Today, nearly every industry — from insurance and logistics to healthcare, security, military, and intelligence — relies on digital content to communicate, validate processes, and substantiate decisions. The authenticity of that content has long been assumed. But as AI enables the creation of hyper-realistic synthetic media, that assumption is eroding.
Crawford warns that we are entering a world where the burden of proof shifts. Historically, the responsibility was to prove that something was fake. Increasingly, organizations will need to prove that something is real — particularly in high-stakes environments like the legal system, where evidentiary standards will inevitably tighten.

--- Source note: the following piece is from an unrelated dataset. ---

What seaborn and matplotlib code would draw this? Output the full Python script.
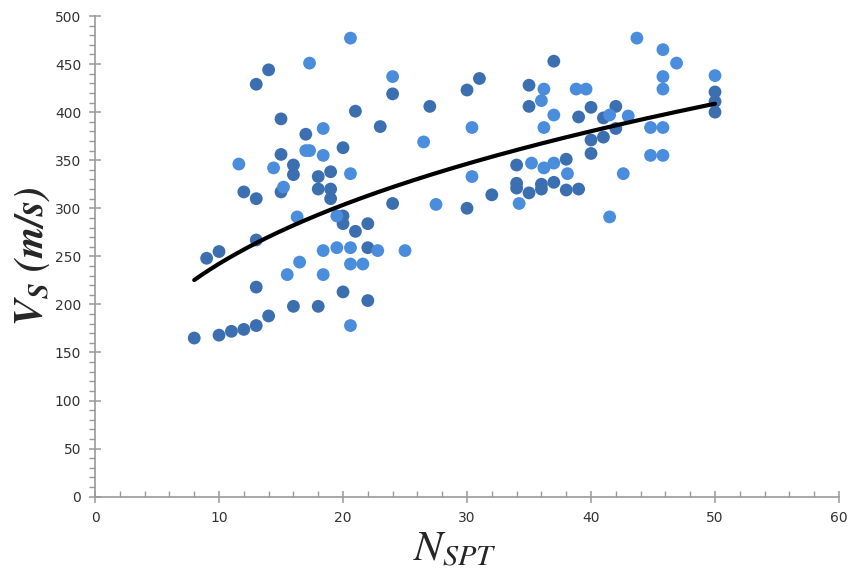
import numpy as np
import pandas as pd
import seaborn as sns
import matplotlib.pyplot as plt
from matplotlib.ticker import MultipleLocator

# SPT blow count vs shear wave velocity (two marker shades as in the source)
n_dark = [8, 9, 10, 10, 11, 12, 12, 13, 13, 13, 13, 13, 14, 14, 15, 15, 15,
          16, 16, 16, 17, 18, 18, 18, 19, 19, 19, 20, 20, 20, 20, 21, 21, 22,
          22, 22, 23, 24, 24, 27, 30, 30, 31, 32, 34, 34, 34, 35, 35, 35, 36,
          36, 37, 37, 38, 38, 39, 39, 40, 40, 40, 41, 41, 42, 42, 50, 50, 50]
vs_dark = [165, 248, 255, 168, 172, 174, 317, 178, 218, 267, 310, 429, 188,
           444, 393, 356, 317, 345, 335, 198, 377, 333, 320, 198, 338, 320,
           310, 363, 292, 284, 213, 401, 276, 284, 259, 204, 385, 419, 305,
           406, 423, 300, 435, 314, 345, 326, 321, 428, 406, 316, 325, 320,
           453, 327, 351, 319, 395, 320, 405, 371, 357, 394, 374, 406, 383,
           421, 411, 400]

n_light = [11.6, 14.4, 15.2, 15.5, 16.3, 16.5, 17.0, 17.3, 17.3, 18.4, 18.4,
           18.4, 18.4, 19.5, 19.5, 20.6, 20.6, 20.6, 20.6, 20.6, 21.6, 22.8,
           24.0, 25.0, 26.5, 27.5, 30.4, 30.4, 34.2, 35.2, 36.0, 36.2, 36.2,
           36.2, 37.0, 37.0, 38.1, 38.8, 39.6, 41.5, 41.5, 42.6, 43.0, 43.7,
           44.8, 44.8, 45.8, 45.8, 45.8, 45.8, 45.8, 46.9, 50.0]
vs_light = [346, 342, 322, 231, 291, 244, 360, 360, 451, 383, 355, 256, 231,
            292, 259, 477, 336, 259, 242, 178, 242, 256, 437, 256, 369, 304,
            384, 333, 305, 347, 412, 424, 384, 342, 397, 347, 336, 424, 424,
            397, 291, 336, 396, 477, 384, 355, 465, 437, 424, 384, 355, 451,
            438]

df = pd.DataFrame({
    "N": n_dark + n_light,
    "Vs": vs_dark + vs_light,
    "shade": ["dark"] * len(n_dark) + ["light"] * len(n_light),
})

# power trendline Vs = a * N^b fitted on the points (log-log least squares)
b, log_a = np.polyfit(np.log(df["N"]), np.log(df["Vs"]), 1)
n_fit = np.linspace(df["N"].min(), df["N"].max(), 200)
fit = pd.DataFrame({"N": n_fit, "Vs": np.exp(log_a) * n_fit ** b})

sns.set_style("white")
plt.rcParams["font.family"] = ["DejaVu Sans"]
plt.rcParams["mathtext.fontset"] = "stix"

fig = plt.figure(figsize=(8.6, 5.82), dpi=100)
ax = fig.add_axes([0.1105, 0.1466, 0.8651, 0.8259])

sns.scatterplot(data=df, x="N", y="Vs", hue="shade",
                palette={"dark": "#3c6fb0", "light": "#4a8ddc"},
                s=85, linewidth=0, legend=False, ax=ax, zorder=2)
sns.lineplot(data=fit, x="N", y="Vs", color="black", linewidth=3, ax=ax,
             zorder=3)

ax.set_xlim(0, 60)
ax.set_ylim(0, 500)
ax.xaxis.set_major_locator(MultipleLocator(10))
ax.xaxis.set_minor_locator(MultipleLocator(2))
ax.yaxis.set_major_locator(MultipleLocator(50))
ax.yaxis.set_minor_locator(MultipleLocator(10))

for side in ["top", "right"]:
    ax.spines[side].set_visible(False)
for side in ["left", "bottom"]:
    ax.spines[side].set_color("#9a9a9a")
    ax.spines[side].set_linewidth(1.2)

ax.tick_params(which="both", bottom=True, left=True)
ax.tick_params(which="major", direction="inout", length=8, width=1.1,
               color="#9a9a9a", labelsize=10, labelcolor="#333333", pad=6)
ax.tick_params(axis="x", which="minor", direction="in", length=4, width=1,
               color="#9a9a9a")
ax.tick_params(axis="y", which="minor", direction="out", length=4, width=1,
               color="#9a9a9a")

ax.set_xlabel(r"$N_{SPT}$", fontsize=31)
ax.set_ylabel(r"$\mathbfit{V_S\ (m/s)}$", fontsize=29)
ax.xaxis.set_label_coords(0.484, -0.065)
ax.yaxis.set_label_coords(-0.058, 0.5)

fig.savefig("out.png", dpi=100, facecolor="white")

Most current efforts focus on defense: forensic analysis designed to detect manipulated media after it circulates. But Crawford argues this approach is unsustainable. As the velocity and sophistication of AI-generated content increases, detection becomes a reactive, unwinnable arms race.
Instead, he advocates protecting authenticity at the moment of creation — establishing an independent chain of custody that secures not just the pixels or audio, but the full context: when, where, how, and by whom the content was recorded.
By separating security from the asset itself — using cryptographic fingerprints and distributed verification models — organizations can create stronger, tamper-evident proof of authenticity before trust is compromised.